I work in a problem domain where people often report ROC-AUC or AveP (average precision). However, I recently found papers that optimize Log Loss instead, while yet others report Hinge Loss.

While I understand how these metrics are calculated, I am having a hard time understanding the trade-offs between them and which is good for what exactly.

When it comes to ROC-AUC vs Precision-Recall, this thread discusses how ROC-AUC-maximization can be seen as using a loss optimization criteria that penalizes "ranking a true negative at least as large as a true positive" (assuming that higher scores correspond to positives). Also, this other thread also provides a helpful discussion of ROC-AUC in contrast to Precision-Recall metrics.

However, for what type of problems would log loss be preferred over, say, ROC-AUC, AveP or the Hinge loss? Most importantly, what types of questions should one ask about the problem when choosing between these loss functions for binary classification?

Best Answer

The state-of-the-art reference on the matter is [1]. Essentially, it shows that all the loss functions you specify will converge to the Bayes classifier, with fast rates.

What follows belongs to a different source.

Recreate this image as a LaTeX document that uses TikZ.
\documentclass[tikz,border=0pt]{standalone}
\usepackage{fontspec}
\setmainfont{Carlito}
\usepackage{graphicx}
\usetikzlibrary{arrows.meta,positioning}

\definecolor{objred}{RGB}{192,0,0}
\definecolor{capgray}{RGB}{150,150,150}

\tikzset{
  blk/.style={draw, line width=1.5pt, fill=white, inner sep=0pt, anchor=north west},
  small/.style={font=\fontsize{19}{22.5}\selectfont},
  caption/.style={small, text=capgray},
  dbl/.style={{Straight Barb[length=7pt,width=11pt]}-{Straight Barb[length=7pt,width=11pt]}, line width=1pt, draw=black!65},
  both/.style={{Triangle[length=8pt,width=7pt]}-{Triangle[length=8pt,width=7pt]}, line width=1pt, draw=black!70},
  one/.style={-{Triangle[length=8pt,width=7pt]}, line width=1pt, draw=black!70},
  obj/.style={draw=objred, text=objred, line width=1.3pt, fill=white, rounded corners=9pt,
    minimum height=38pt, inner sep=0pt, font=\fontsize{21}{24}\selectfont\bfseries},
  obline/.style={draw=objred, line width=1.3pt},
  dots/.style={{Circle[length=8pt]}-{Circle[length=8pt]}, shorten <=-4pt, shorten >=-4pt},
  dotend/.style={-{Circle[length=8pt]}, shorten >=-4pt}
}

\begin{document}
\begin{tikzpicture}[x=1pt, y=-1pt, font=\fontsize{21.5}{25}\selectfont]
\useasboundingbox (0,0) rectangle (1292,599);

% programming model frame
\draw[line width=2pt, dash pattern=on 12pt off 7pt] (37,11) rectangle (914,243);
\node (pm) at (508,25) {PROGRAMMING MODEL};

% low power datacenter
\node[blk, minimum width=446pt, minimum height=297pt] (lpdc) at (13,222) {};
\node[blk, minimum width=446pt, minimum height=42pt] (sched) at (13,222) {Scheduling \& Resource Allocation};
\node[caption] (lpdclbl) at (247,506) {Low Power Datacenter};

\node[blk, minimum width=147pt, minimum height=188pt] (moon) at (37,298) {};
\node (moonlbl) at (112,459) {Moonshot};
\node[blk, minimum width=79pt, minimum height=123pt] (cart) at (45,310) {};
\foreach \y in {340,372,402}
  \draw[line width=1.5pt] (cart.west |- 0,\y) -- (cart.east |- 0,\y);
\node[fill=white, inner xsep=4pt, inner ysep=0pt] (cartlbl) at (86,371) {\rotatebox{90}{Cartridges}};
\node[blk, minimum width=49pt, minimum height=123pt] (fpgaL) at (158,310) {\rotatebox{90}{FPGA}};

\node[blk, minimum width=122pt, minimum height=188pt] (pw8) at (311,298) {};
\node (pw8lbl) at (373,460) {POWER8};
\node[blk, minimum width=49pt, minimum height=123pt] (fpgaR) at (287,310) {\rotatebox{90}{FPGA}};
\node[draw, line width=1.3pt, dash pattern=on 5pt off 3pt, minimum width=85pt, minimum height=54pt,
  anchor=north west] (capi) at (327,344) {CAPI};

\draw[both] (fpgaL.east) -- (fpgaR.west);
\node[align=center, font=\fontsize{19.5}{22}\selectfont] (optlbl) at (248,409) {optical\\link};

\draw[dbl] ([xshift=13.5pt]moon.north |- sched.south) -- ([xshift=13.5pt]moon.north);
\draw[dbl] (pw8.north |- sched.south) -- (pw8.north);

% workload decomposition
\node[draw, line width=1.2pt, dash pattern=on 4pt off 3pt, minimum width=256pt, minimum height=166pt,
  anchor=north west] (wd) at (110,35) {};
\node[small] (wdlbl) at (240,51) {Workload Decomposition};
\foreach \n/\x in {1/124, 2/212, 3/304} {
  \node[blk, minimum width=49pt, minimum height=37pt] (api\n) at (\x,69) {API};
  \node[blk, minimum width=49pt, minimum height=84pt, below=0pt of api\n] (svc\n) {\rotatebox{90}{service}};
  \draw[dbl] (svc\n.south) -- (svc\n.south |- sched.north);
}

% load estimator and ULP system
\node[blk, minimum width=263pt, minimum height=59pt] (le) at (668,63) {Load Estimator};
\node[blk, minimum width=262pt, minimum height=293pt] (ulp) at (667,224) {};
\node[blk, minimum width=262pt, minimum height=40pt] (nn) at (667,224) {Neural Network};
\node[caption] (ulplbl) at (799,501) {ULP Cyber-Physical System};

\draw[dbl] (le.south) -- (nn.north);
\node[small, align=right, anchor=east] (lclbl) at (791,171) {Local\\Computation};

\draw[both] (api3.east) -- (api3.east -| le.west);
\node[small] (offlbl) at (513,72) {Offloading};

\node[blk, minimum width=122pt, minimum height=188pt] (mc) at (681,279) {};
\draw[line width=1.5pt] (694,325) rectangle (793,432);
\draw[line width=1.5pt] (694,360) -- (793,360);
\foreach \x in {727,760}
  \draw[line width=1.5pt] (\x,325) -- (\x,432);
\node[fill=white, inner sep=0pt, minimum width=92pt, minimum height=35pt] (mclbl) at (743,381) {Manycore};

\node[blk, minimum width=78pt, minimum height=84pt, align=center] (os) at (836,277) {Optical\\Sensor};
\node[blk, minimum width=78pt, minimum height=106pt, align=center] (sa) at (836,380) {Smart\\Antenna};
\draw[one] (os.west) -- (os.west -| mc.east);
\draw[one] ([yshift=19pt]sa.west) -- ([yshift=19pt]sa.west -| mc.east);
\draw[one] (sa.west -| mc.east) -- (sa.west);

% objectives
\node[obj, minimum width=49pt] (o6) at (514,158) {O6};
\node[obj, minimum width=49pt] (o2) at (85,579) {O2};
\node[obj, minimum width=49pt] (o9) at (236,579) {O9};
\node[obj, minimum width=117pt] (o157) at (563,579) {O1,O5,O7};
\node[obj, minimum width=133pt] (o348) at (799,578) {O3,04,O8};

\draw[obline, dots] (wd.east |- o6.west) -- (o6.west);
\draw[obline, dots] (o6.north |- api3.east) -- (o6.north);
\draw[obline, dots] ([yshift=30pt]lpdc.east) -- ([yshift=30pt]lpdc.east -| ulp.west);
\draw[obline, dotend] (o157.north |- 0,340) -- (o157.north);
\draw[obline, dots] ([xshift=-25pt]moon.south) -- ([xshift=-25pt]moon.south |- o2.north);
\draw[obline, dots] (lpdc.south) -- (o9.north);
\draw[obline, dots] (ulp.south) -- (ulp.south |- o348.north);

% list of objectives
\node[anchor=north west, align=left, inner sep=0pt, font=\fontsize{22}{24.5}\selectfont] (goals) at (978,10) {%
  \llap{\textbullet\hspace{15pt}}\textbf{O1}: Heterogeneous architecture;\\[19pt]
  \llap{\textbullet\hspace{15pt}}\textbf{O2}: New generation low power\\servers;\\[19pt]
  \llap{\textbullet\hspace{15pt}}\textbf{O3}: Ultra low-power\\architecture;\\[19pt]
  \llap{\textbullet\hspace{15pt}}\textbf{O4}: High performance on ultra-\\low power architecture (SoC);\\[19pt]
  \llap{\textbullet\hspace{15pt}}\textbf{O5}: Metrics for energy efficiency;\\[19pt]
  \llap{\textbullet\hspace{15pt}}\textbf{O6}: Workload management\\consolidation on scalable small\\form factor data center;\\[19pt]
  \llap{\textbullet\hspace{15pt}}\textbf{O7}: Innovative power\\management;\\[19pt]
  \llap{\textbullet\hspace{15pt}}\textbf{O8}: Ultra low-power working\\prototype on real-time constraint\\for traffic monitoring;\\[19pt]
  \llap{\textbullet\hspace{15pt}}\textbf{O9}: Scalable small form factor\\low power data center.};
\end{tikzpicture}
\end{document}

Choosing between these for finite samples can be driven by several different arguments:

  1. If you want to recover event probabilities (and not only classifications), then the logistic log-loss, or any other generalized linear model (Probit regression, complementary-log-log regression,...) is a natural candidate.
  2. If you are aiming only at classification, SVM may be a preferred choice, since it targets only observations at the classification buondary, and ignores distant observation, thus alleviating the impact of the truthfulness of the assumed linear model.
  3. If you do not have many observations, then the advantage in 2 may be a disadvantage.
  4. There may be computational differences: both in the stated optimization problem, and in the particular implementation you are using.
  5. Bottom line- you can simply try them all and pick the best performer.

[1] Bartlett, Peter L, Michael I Jordan, and Jon D McAuliffe. “Convexity, Classification, and Risk Bounds.” Journal of the American Statistical Association 101, no. 473 (March 2006): 138–56. doi:10.1198/016214505000000907.